Records with drawing code
::::
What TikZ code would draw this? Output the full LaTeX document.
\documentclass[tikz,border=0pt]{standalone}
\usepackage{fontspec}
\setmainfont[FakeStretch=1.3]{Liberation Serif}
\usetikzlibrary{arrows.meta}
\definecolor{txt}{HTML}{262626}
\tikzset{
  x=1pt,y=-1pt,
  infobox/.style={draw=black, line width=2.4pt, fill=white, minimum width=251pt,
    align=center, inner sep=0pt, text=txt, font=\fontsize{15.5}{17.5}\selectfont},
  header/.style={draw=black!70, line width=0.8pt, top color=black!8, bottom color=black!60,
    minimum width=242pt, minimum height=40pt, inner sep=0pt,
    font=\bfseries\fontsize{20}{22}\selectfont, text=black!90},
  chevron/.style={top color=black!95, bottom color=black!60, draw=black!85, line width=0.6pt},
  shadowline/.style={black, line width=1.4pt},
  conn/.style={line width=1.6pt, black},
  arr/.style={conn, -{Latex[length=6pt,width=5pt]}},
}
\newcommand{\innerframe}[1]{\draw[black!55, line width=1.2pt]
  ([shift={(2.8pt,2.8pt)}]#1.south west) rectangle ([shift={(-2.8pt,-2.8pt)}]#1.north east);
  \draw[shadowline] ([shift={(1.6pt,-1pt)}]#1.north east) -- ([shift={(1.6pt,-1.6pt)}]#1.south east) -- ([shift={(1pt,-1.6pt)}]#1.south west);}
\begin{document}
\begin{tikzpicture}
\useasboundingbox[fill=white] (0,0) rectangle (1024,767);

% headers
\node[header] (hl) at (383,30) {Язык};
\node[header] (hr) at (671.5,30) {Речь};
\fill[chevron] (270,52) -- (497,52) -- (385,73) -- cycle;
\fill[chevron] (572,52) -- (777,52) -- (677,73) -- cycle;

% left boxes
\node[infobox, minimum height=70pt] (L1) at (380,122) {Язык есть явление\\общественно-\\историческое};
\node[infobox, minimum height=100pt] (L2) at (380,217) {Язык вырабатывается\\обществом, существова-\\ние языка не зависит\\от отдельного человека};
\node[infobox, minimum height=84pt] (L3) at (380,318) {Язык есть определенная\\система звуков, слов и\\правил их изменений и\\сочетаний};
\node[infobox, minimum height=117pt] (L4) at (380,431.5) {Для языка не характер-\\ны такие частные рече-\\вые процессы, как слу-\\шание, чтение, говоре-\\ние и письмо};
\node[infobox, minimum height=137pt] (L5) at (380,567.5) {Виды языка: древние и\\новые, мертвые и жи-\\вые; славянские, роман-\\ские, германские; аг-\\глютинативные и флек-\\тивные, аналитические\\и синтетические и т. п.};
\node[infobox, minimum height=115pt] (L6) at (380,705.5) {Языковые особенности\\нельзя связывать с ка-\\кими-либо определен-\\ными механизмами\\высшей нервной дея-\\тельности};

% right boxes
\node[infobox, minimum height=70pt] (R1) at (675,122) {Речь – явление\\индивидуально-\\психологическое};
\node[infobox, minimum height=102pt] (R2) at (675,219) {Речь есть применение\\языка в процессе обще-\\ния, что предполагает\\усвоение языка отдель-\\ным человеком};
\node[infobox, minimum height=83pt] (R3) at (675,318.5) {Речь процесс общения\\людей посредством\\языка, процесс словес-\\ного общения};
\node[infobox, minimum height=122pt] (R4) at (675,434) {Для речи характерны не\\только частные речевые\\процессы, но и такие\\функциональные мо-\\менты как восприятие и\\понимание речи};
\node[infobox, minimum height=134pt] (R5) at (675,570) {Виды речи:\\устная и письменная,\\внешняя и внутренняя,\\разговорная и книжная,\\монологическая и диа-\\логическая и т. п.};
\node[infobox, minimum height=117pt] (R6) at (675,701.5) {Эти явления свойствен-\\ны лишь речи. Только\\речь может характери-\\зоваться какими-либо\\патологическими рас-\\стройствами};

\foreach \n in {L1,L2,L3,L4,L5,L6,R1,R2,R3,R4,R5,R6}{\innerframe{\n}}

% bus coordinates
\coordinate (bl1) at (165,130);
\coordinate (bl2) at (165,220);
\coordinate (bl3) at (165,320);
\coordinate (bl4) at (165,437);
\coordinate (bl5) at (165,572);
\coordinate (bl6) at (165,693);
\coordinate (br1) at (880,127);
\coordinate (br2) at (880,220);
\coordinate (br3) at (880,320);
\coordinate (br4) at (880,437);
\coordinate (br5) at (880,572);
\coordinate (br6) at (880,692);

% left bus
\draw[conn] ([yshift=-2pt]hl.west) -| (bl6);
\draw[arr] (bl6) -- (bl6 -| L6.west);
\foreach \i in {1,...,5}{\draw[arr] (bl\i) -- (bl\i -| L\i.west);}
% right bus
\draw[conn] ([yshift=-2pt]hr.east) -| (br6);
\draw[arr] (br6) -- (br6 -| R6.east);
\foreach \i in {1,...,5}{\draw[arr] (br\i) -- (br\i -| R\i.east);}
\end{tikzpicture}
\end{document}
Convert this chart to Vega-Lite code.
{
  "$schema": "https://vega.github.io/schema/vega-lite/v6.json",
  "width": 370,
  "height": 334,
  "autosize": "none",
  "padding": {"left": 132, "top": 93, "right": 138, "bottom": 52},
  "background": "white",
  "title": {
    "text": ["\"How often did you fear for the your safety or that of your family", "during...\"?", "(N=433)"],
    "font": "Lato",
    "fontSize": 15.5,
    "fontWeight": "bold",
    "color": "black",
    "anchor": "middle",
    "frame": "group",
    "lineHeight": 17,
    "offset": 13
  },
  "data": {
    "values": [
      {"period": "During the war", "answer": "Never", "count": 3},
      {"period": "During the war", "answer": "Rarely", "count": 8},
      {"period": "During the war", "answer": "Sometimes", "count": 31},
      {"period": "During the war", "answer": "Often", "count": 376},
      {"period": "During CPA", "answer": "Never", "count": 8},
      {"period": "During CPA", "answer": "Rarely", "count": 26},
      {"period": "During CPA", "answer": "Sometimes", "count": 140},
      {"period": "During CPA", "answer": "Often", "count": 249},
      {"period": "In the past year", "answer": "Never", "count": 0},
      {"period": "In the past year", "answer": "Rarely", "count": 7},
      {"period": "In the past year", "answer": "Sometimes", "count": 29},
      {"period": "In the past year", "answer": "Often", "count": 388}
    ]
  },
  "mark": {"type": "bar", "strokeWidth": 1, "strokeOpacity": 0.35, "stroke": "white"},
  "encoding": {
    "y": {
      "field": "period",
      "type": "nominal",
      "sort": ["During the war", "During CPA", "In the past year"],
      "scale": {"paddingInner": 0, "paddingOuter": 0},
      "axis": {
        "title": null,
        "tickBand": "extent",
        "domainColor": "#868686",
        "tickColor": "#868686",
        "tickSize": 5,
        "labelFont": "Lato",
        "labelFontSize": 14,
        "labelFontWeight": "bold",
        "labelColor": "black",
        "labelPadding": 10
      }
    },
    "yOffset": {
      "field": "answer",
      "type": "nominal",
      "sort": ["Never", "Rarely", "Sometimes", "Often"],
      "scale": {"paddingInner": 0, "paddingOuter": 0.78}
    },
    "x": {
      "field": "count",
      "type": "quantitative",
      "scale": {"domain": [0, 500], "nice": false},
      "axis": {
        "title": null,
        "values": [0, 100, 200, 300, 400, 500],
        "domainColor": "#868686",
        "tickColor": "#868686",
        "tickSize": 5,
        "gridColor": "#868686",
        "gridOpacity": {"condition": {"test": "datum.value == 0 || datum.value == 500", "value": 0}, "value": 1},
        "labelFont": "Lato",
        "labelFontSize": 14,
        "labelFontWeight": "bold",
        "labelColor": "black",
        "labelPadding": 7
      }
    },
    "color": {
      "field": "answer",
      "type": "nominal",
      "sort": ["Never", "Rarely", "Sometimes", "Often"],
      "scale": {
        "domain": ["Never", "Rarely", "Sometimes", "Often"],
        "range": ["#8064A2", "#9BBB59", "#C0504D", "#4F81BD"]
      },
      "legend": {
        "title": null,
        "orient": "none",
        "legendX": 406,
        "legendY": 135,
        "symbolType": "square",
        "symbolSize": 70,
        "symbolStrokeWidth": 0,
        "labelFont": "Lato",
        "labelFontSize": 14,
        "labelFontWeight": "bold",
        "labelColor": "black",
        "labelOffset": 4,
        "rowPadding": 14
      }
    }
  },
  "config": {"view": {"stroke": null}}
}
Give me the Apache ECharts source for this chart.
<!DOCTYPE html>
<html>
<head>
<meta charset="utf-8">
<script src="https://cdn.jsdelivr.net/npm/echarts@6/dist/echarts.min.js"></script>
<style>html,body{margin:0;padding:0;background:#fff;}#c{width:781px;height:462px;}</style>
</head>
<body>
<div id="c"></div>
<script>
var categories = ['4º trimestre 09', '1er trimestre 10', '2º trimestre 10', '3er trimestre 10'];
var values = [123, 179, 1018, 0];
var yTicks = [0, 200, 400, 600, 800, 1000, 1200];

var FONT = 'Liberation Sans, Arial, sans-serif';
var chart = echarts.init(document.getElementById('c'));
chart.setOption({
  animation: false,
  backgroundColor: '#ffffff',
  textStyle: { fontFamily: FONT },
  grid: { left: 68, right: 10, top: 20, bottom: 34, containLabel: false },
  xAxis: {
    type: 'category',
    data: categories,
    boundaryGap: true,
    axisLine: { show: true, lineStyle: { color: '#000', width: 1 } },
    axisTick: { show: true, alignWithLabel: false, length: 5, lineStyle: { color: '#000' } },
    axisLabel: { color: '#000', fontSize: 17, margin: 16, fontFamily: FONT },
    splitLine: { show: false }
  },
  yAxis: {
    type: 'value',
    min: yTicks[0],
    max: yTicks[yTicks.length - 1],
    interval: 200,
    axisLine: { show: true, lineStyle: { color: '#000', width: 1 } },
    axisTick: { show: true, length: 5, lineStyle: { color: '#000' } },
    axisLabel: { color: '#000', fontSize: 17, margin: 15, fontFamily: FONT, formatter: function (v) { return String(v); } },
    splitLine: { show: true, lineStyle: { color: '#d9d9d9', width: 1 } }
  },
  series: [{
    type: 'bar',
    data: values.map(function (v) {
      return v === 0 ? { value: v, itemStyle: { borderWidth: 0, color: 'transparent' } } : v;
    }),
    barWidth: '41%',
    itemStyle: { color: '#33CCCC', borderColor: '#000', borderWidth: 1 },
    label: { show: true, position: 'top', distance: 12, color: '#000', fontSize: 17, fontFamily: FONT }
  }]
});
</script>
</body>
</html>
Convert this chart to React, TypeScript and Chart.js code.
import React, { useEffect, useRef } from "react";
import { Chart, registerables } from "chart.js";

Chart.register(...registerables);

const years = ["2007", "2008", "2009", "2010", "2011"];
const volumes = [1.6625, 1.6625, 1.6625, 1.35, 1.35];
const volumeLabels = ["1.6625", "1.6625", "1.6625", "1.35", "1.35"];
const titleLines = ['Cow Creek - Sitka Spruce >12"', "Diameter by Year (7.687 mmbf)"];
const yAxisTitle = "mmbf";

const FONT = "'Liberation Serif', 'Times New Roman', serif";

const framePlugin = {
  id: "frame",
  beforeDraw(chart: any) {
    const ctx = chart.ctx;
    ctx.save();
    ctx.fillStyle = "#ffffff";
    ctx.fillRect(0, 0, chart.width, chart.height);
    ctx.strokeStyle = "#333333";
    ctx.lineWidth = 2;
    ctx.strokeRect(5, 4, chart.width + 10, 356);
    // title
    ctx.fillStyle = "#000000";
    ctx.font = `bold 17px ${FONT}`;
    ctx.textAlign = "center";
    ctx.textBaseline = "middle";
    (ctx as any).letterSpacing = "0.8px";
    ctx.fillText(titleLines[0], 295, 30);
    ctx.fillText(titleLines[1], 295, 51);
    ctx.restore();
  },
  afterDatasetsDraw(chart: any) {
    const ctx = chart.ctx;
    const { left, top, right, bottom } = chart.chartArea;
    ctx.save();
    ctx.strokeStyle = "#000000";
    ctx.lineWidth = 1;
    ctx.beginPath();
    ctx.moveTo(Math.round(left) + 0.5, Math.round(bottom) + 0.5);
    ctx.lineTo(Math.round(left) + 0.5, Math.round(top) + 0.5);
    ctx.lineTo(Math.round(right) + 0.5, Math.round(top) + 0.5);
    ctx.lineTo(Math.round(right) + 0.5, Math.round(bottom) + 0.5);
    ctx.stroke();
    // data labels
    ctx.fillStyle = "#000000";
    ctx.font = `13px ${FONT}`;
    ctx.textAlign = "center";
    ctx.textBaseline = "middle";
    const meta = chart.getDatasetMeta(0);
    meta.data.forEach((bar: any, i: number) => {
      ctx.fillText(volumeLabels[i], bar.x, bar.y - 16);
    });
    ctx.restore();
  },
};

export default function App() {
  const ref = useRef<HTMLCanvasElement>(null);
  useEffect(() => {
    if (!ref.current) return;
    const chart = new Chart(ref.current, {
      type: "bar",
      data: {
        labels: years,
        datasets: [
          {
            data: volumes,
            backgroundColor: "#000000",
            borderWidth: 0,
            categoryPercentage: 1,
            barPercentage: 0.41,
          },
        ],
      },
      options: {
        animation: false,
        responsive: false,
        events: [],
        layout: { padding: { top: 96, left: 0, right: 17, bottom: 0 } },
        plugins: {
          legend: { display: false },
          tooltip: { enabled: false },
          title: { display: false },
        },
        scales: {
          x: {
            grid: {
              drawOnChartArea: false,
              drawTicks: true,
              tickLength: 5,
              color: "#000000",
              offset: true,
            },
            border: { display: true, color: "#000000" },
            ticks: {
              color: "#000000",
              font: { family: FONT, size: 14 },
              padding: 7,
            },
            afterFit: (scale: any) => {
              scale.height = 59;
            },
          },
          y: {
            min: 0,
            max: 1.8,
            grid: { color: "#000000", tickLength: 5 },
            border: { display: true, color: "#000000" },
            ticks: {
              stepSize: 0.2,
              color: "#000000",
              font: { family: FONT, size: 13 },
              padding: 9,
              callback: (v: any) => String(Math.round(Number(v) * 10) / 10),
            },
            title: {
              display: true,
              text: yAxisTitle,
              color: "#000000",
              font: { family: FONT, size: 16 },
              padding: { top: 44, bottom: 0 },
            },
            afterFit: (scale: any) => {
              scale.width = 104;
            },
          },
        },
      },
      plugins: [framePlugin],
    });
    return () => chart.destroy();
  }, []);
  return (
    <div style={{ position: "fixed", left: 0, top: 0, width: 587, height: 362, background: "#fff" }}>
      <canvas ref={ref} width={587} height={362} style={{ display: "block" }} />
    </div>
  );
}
::::
Please copy, word for word, every line from the first line of the records through the line containing "(677,73) -- cycle;", with both of those lines included and nothing else.

What TikZ code would draw this? Output the full LaTeX document.
\documentclass[tikz,border=0pt]{standalone}
\usepackage{fontspec}
\setmainfont[FakeStretch=1.3]{Liberation Serif}
\usetikzlibrary{arrows.meta}
\definecolor{txt}{HTML}{262626}
\tikzset{
  x=1pt,y=-1pt,
  infobox/.style={draw=black, line width=2.4pt, fill=white, minimum width=251pt,
    align=center, inner sep=0pt, text=txt, font=\fontsize{15.5}{17.5}\selectfont},
  header/.style={draw=black!70, line width=0.8pt, top color=black!8, bottom color=black!60,
    minimum width=242pt, minimum height=40pt, inner sep=0pt,
    font=\bfseries\fontsize{20}{22}\selectfont, text=black!90},
  chevron/.style={top color=black!95, bottom color=black!60, draw=black!85, line width=0.6pt},
  shadowline/.style={black, line width=1.4pt},
  conn/.style={line width=1.6pt, black},
  arr/.style={conn, -{Latex[length=6pt,width=5pt]}},
}
\newcommand{\innerframe}[1]{\draw[black!55, line width=1.2pt]
  ([shift={(2.8pt,2.8pt)}]#1.south west) rectangle ([shift={(-2.8pt,-2.8pt)}]#1.north east);
  \draw[shadowline] ([shift={(1.6pt,-1pt)}]#1.north east) -- ([shift={(1.6pt,-1.6pt)}]#1.south east) -- ([shift={(1pt,-1.6pt)}]#1.south west);}
\begin{document}
\begin{tikzpicture}
\useasboundingbox[fill=white] (0,0) rectangle (1024,767);

% headers
\node[header] (hl) at (383,30) {Язык};
\node[header] (hr) at (671.5,30) {Речь};
\fill[chevron] (270,52) -- (497,52) -- (385,73) -- cycle;
\fill[chevron] (572,52) -- (777,52) -- (677,73) -- cycle;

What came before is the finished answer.